Faire bien et laisser dire PAULIN ENFERT
La création de la Mie de Pain : une soupe populaire servie par les jeunes défavorisés du quartier
C’est un soir de décembre 1891, au cours d’une réunion avec les enfants du patronage Saint- Joseph, que l’idée fuse : « Mais puisque tant de gens ont en ce moment des mies de pain à mettre sur le bord d’une fenêtre (pour les oiseaux), pourquoi n’irions-nous pas leur en demander pour en donner aux pauvres qui n’en ont pas ? » Cette inspiration soudaine de l’un des jeunes frappe Paulin Enfert par sa simplicité et sa justesse. « L’oeuvre de la Mie de Pain » est née avec comme credo l’accueil inconditionnel, anonyme et gratuit. « S’il nous arrive par moments de plier sous la charge, ce ne sont que des faiblesses passagères et le courage nous revient car c’est l’oeuvre du Bon Dieu que nous essayons de faire et le Bon Dieu n’abandonne ni ses oeuvres ni ceux qui les font », affirme-t-il.

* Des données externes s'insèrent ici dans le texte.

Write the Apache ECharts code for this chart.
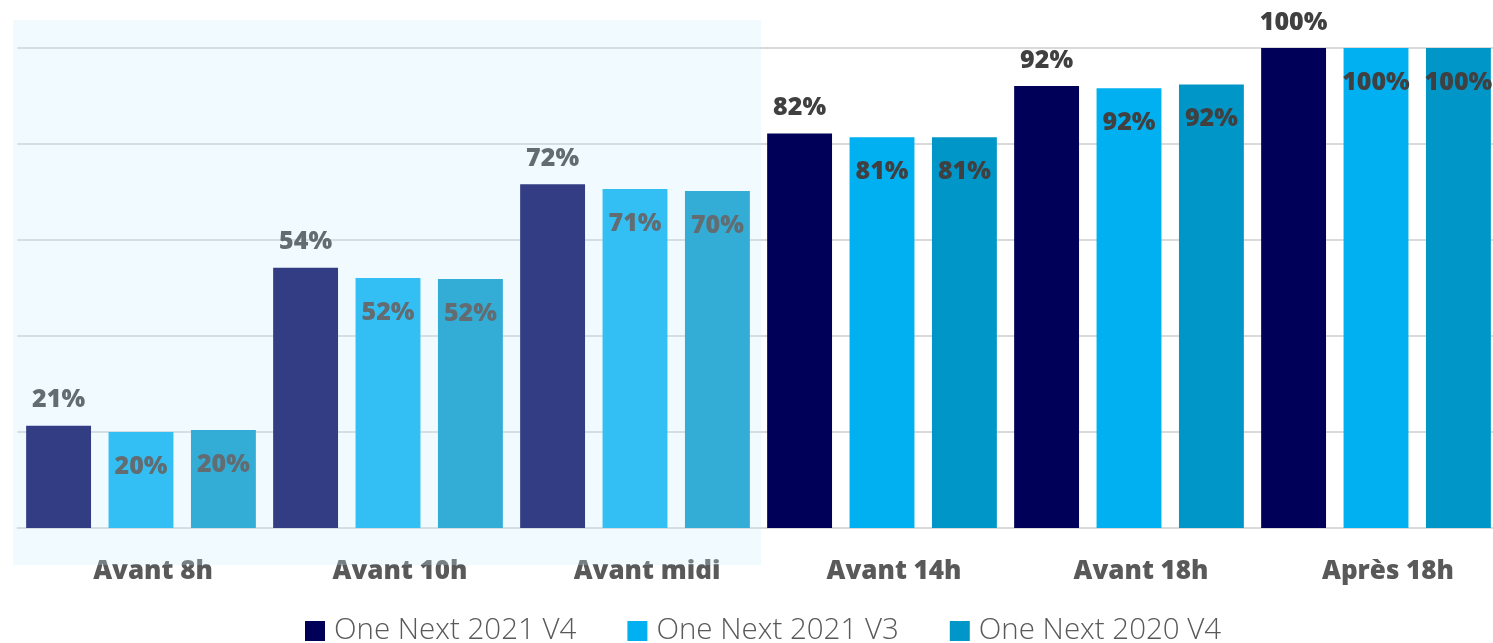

Chaque soir, de Noël à fin février, Paulin Enfert ouvrira les portes aux pauvres avec grand respect, délicatesse et humilité, commençant le repas par une prière. Le nombre moyen de gamelles servies passera de 20 à 200 au début, puis de 200 à 600. La Mie de Pain deviendra une véritable institution de la charité parisienne. Reconnue d’utilité publique en 1984, et récompensée de la Médaille Internationale Humanitaire en 1991, elle reste aujourd’hui la plus importante structure d’hébergement d’urgence en France.
En 2022, l’Eglise a fêté le centenaire de l’anniversaire de la mort de Paulin Enfert, une figure chrétienne féconde en initiatives charitables de toutes sortes, sur les traces de Saint Vincent-de-Paul et de Saint Jean Bosco.